Billy Hopkins and I share the same love of Africa, whereas Billy spent seventeen years as a teacher and lecturer in East and Central Africa, I spent ten years in West and South Africa. Billy Hopkins has been a best selling author for many years and I appreciated his remarks after he read my latest book entitled “Two Shades of Black”. His comments are as follows:-
Many thanks for sending your book “Two Shades of Black” to me and what a splendid read it was! A fascinating story well told and with lots of real-life drama and a surprise ending. As you are aware I know East and Central Africa fairly well having spent some seventeen years there as a teacher and lecturer and your book introduced me to a different part of the continent – Nigeria, and your descriptions were almost as good as a trip there. Congratulations and I wish you every success with your book.

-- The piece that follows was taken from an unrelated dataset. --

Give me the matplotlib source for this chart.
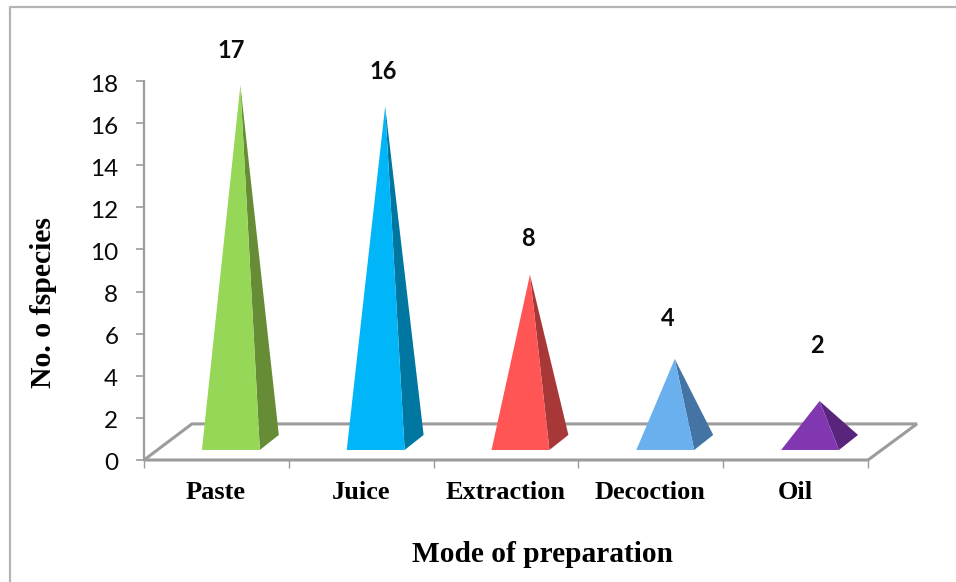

I watched Channel 4.com/Despatches programme about children in Nigeria being branded as witches. During the five years I lived in Nigeria in the 1960’s I never came across this terrible practice and yet I had travelled extensively, during which time I carried out research for two books. My book entitled “Two Shades of Black” however, does highlight some of the bad practices carried out by the witch doctor in those days and Nigerians were very much afraid of him. However, it was nothing compared to what is being done today to these innocent children. During the 1960’s British District Officers lived and worked in many remote upcountry areas and were there to help the Nigerians and together with the missionaries, they stamped out superstitions and bad practices. I admire the work Gary Foxcroft, a British NGO is doing at present in Nigeria as he is in some way replacing the District Officers and missionaries of those days.